BEGIN RAW DATA

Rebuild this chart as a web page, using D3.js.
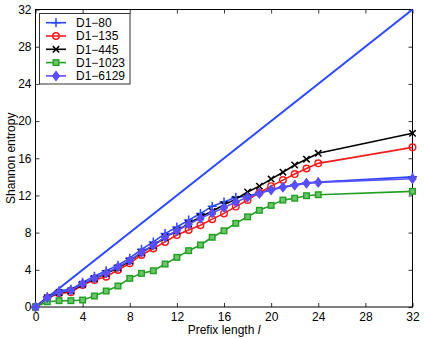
<!DOCTYPE html>
<html>
<head>
<meta charset="utf-8">
<script src="https://cdn.jsdelivr.net/npm/d3@7"></script>
<style>
  body { margin: 0; background: #fff; }
  text { font-family: "Liberation Sans", Arial, sans-serif; font-size: 12px; fill: #000; }
</style>
</head>
<body>
<div id="chart"></div>
<script>
// Prefix lengths and entropy per dataset
const prefixLen = [0, 1, 2, 3, 4, 5, 6, 7, 8, 9, 10, 11, 12, 13, 14, 15, 16, 17, 18, 19, 20, 21, 22, 23, 24, 32]
const d1_80   = [0, 1.1, 1.75, 1.9, 2.65, 3.3, 3.9, 4.5, 5.25, 6.2, 7.0, 7.9, 8.6, 9.35, 10.05, 10.85, 11.3, 11.8, 11.9, 12.3, 12.65, 12.9, 13.15, 13.35, 13.45, 14.0]
const d1_135  = [0, 0.95, 1.47, 1.58, 2.37, 2.9, 3.26, 3.98, 4.7, 5.6, 6.3, 7.0, 7.74, 8.28, 8.8, 9.45, 10.07, 10.8, 11.5, 12.3, 13.0, 13.65, 14.3, 14.9, 15.45, 17.17]
const d1_445  = [0, 1.0, 1.55, 1.75, 2.45, 3.05, 3.6, 4.2, 4.95, 5.85, 6.6, 7.5, 8.2, 8.95, 9.7, 10.3, 11.0, 11.6, 12.37, 13.0, 13.76, 14.5, 15.27, 15.9, 16.53, 18.68]
const d1_1023 = [0, 0.57, 0.68, 0.68, 0.75, 1.18, 1.72, 2.26, 3.08, 3.62, 3.9, 4.62, 5.34, 6.06, 6.67, 7.5, 8.2, 9.0, 9.7, 10.4, 10.93, 11.5, 11.7, 11.97, 12.08, 12.44]
const d1_6129 = [0, 1.0, 1.6, 1.8, 2.5, 3.1, 3.65, 4.3, 5.0, 5.9, 6.65, 7.5, 8.2, 8.9, 9.55, 10.1, 10.7, 11.3, 11.8, 12.2, 12.58, 12.87, 13.1, 13.3, 13.4, 13.8]
// upper bound line (entropy = prefix length)
const boundX = [0, 32]
const boundY = [0, 32]
const tickVals = [0, 4, 8, 12, 16, 20, 24, 28, 32]

const series = [
  { name: 'D1\u221280',   values: d1_80,   color: '#2a47ff', marker: 'plus' },
  { name: 'D1\u2212135',  values: d1_135,  color: '#f21c1c', marker: 'circle' },
  { name: 'D1\u2212445',  values: d1_445,  color: '#000000', marker: 'cross' },
  { name: 'D1\u22121023', values: d1_1023, color: '#22a022', marker: 'square' },
  { name: 'D1\u22126129', values: d1_6129, color: '#5a4ef8', marker: 'diamond' }
]

const width = 425
const height = 338
const plot = { left: 35.5, right: 412.5, top: 9.5, bottom: 307 }

const svg = d3.select('#chart')
  .append('svg')
  .attr('width', width)
  .attr('height', height)

const x = d3.scaleLinear().domain([0, 32]).range([plot.left, plot.right])
const y = d3.scaleLinear().domain([0, 32]).range([plot.bottom, plot.top])

// Axes (ticks point inward, box around)
svg.append('g')
  .attr('transform', `translate(0, ${plot.bottom})`)
  .call(d3.axisBottom(x).tickValues(tickVals).tickSizeInner(-4).tickSizeOuter(0).tickPadding(5))
svg.append('g')
  .attr('transform', `translate(0, ${plot.top})`)
  .call(d3.axisTop(x).tickValues(tickVals).tickSizeInner(-4).tickSizeOuter(0).tickFormat(''))
svg.append('g')
  .attr('transform', `translate(${plot.left}, 0)`)
  .call(d3.axisLeft(y).tickValues(tickVals).tickSizeInner(-4).tickSizeOuter(0).tickPadding(4))
svg.append('g')
  .attr('transform', `translate(${plot.right}, 0)`)
  .call(d3.axisRight(y).tickValues(tickVals).tickSizeInner(-4).tickSizeOuter(0).tickFormat(''))

svg.selectAll('.domain').remove()
svg.selectAll('.tick line').attr('stroke', '#000').attr('stroke-width', 0.8)
svg.selectAll('.tick text').attr('font-size', 12).attr('font-family', '"Liberation Sans", Arial, sans-serif').attr('fill', '#000')

svg.append('rect')
  .attr('x', plot.left)
  .attr('y', plot.top)
  .attr('width', plot.right - plot.left)
  .attr('height', plot.bottom - plot.top)
  .attr('fill', 'none')
  .attr('stroke', '#000')
  .attr('stroke-width', 1)

// Axis labels
const xl = svg.append('text')
  .attr('x', (plot.left + plot.right) / 2)
  .attr('y', 334)
  .attr('text-anchor', 'middle')
xl.append('tspan').text('Prefix length ')
xl.append('tspan').attr('font-style', 'italic').text('l')

svg.append('text')
  .attr('transform', `translate(15, ${(plot.top + plot.bottom) / 2}) rotate(-90)`)
  .attr('text-anchor', 'middle')
  .text('Shannon entropy')

// Marker drawing helper
function drawMarker(g, type, color) {
  if (type === 'plus') {
    g.append('path').attr('d', 'M-4.5,0H4.5M0,-4.5V4.5')
      .attr('stroke', color).attr('stroke-width', 1.5).attr('fill', 'none')
  } else if (type === 'cross') {
    g.append('path').attr('d', 'M-3.2,-3.2L3.2,3.2M-3.2,3.2L3.2,-3.2')
      .attr('stroke', color).attr('stroke-width', 1.5).attr('fill', 'none')
  } else if (type === 'circle') {
    g.append('circle').attr('r', 3.3)
      .attr('stroke', color).attr('stroke-width', 1.4).attr('fill', 'none')
  } else if (type === 'square') {
    g.append('rect').attr('x', -2.8).attr('y', -2.8).attr('width', 5.6).attr('height', 5.6)
      .attr('stroke', color).attr('stroke-width', 1.4).attr('fill', '#6cc46c')
  } else if (type === 'diamond') {
    g.append('path').attr('d', 'M0,-4.5L3.5,0L0,4.5L-3.5,0Z')
      .attr('stroke', color).attr('stroke-width', 1.2).attr('fill', color)
  }
}

const plotArea = svg.append('g')

// Bound line
plotArea.append('path')
  .datum(boundX.map((d, i) => [d, boundY[i]]))
  .attr('d', d3.line().x(d => x(d[0])).y(d => y(d[1])))
  .attr('fill', 'none')
  .attr('stroke', series[0].color)
  .attr('stroke-width', 2)

const line = d3.line().x(d => x(d[0])).y(d => y(d[1]))

series.forEach(s => {
  const pts = prefixLen.map((l, i) => [l, s.values[i]])
  plotArea.append('path')
    .datum(pts)
    .attr('d', line)
    .attr('fill', 'none')
    .attr('stroke', s.color)
    .attr('stroke-width', 1.6)
  pts.forEach(p => {
    const g = plotArea.append('g').attr('transform', `translate(${x(p[0])}, ${y(p[1])})`)
    drawMarker(g, s.marker, s.color)
  })
})

// Legend
const legend = svg.append('g')
legend.append('rect')
  .attr('x', 39.5)
  .attr('y', 13.5)
  .attr('width', 90.5)
  .attr('height', 70.5)
  .attr('fill', '#fff')
  .attr('stroke', '#333')
  .attr('stroke-width', 1)

series.forEach((s, i) => {
  const ly = 22.7 + i * 13.3
  legend.append('line')
    .attr('x1', 46).attr('x2', 66)
    .attr('y1', ly).attr('y2', ly)
    .attr('stroke', s.color).attr('stroke-width', 1.6)
  drawMarker(legend.append('g').attr('transform', `translate(56, ${ly})`), s.marker, s.color)
  legend.append('text')
    .attr('x', 76)
    .attr('y', ly + 4.3)
    .text(s.name)
})
</script>
</body>
</html>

END RAW DATA

§ **SHORT TASK**
From the opening line of the listing above through the line bearing "9.5, bottom: 307", repeat each line exactly. Drop every picture.

§ **RESPONSE TO THE TASK**
Rebuild this chart as a web page, using D3.js.
<!DOCTYPE html>
<html>
<head>
<meta charset="utf-8">
<script src="https://cdn.jsdelivr.net/npm/d3@7"></script>
<style>
  body { margin: 0; background: #fff; }
  text { font-family: "Liberation Sans", Arial, sans-serif; font-size: 12px; fill: #000; }
</style>
</head>
<body>
<div id="chart"></div>
<script>
// Prefix lengths and entropy per dataset
const prefixLen = [0, 1, 2, 3, 4, 5, 6, 7, 8, 9, 10, 11, 12, 13, 14, 15, 16, 17, 18, 19, 20, 21, 22, 23, 24, 32]
const d1_80   = [0, 1.1, 1.75, 1.9, 2.65, 3.3, 3.9, 4.5, 5.25, 6.2, 7.0, 7.9, 8.6, 9.35, 10.05, 10.85, 11.3, 11.8, 11.9, 12.3, 12.65, 12.9, 13.15, 13.35, 13.45, 14.0]
const d1_135  = [0, 0.95, 1.47, 1.58, 2.37, 2.9, 3.26, 3.98, 4.7, 5.6, 6.3, 7.0, 7.74, 8.28, 8.8, 9.45, 10.07, 10.8, 11.5, 12.3, 13.0, 13.65, 14.3, 14.9, 15.45, 17.17]
const d1_445  = [0, 1.0, 1.55, 1.75, 2.45, 3.05, 3.6, 4.2, 4.95, 5.85, 6.6, 7.5, 8.2, 8.95, 9.7, 10.3, 11.0, 11.6, 12.37, 13.0, 13.76, 14.5, 15.27, 15.9, 16.53, 18.68]
const d1_1023 = [0, 0.57, 0.68, 0.68, 0.75, 1.18, 1.72, 2.26, 3.08, 3.62, 3.9, 4.62, 5.34, 6.06, 6.67, 7.5, 8.2, 9.0, 9.7, 10.4, 10.93, 11.5, 11.7, 11.97, 12.08, 12.44]
const d1_6129 = [0, 1.0, 1.6, 1.8, 2.5, 3.1, 3.65, 4.3, 5.0, 5.9, 6.65, 7.5, 8.2, 8.9, 9.55, 10.1, 10.7, 11.3, 11.8, 12.2, 12.58, 12.87, 13.1, 13.3, 13.4, 13.8]
// upper bound line (entropy = prefix length)
const boundX = [0, 32]
const boundY = [0, 32]
const tickVals = [0, 4, 8, 12, 16, 20, 24, 28, 32]

const series = [
  { name: 'D1\u221280',   values: d1_80,   color: '#2a47ff', marker: 'plus' },
  { name: 'D1\u2212135',  values: d1_135,  color: '#f21c1c', marker: 'circle' },
  { name: 'D1\u2212445',  values: d1_445,  color: '#000000', marker: 'cross' },
  { name: 'D1\u22121023', values: d1_1023, color: '#22a022', marker: 'square' },
  { name: 'D1\u22126129', values: d1_6129, color: '#5a4ef8', marker: 'diamond' }
]

const width = 425
const height = 338
const plot = { left: 35.5, right: 412.5, top: 9.5, bottom: 307 }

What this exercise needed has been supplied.